** Exercise task **
Reproduce the top of the data verbatim, through and including the line that contains "import plotly.graph_objects as go".
[Start Material provided]
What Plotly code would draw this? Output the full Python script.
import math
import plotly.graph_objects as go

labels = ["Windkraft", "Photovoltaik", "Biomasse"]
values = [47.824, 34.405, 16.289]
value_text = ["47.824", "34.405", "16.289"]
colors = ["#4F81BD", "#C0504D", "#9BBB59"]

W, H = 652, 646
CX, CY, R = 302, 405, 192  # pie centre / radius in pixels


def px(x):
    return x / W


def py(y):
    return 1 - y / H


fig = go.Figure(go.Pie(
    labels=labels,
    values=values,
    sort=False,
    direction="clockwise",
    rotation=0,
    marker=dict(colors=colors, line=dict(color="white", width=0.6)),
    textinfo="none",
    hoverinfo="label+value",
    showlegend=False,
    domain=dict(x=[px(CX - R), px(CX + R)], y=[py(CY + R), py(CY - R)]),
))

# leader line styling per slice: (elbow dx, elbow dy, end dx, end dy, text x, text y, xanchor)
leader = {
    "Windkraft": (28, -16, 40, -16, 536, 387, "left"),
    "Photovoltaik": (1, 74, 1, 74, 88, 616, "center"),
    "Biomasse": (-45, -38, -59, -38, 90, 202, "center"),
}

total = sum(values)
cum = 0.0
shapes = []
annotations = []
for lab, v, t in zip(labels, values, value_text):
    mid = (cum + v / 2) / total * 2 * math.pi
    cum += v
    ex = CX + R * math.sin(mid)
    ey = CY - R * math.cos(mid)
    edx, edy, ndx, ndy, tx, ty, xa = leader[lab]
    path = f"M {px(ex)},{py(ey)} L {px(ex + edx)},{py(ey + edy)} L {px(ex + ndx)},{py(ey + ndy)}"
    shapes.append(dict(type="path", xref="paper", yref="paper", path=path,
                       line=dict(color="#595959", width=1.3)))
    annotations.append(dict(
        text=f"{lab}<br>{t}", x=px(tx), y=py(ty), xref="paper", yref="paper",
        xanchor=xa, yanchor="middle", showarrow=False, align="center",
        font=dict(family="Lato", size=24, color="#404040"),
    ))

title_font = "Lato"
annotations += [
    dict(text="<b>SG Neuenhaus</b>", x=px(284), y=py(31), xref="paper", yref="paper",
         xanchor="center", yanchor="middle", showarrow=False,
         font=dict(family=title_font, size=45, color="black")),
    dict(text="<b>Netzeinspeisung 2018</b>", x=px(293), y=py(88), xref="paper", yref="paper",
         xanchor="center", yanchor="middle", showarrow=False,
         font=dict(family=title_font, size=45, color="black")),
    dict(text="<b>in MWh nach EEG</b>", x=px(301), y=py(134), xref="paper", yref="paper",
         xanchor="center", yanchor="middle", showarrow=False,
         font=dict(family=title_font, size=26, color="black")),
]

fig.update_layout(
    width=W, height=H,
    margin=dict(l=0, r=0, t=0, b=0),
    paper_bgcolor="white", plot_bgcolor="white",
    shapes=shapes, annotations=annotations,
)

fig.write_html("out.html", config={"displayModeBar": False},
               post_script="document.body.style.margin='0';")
[End Material provided]
** Result of the task **
What Plotly code would draw this? Output the full Python script.
import math
import plotly.graph_objects as go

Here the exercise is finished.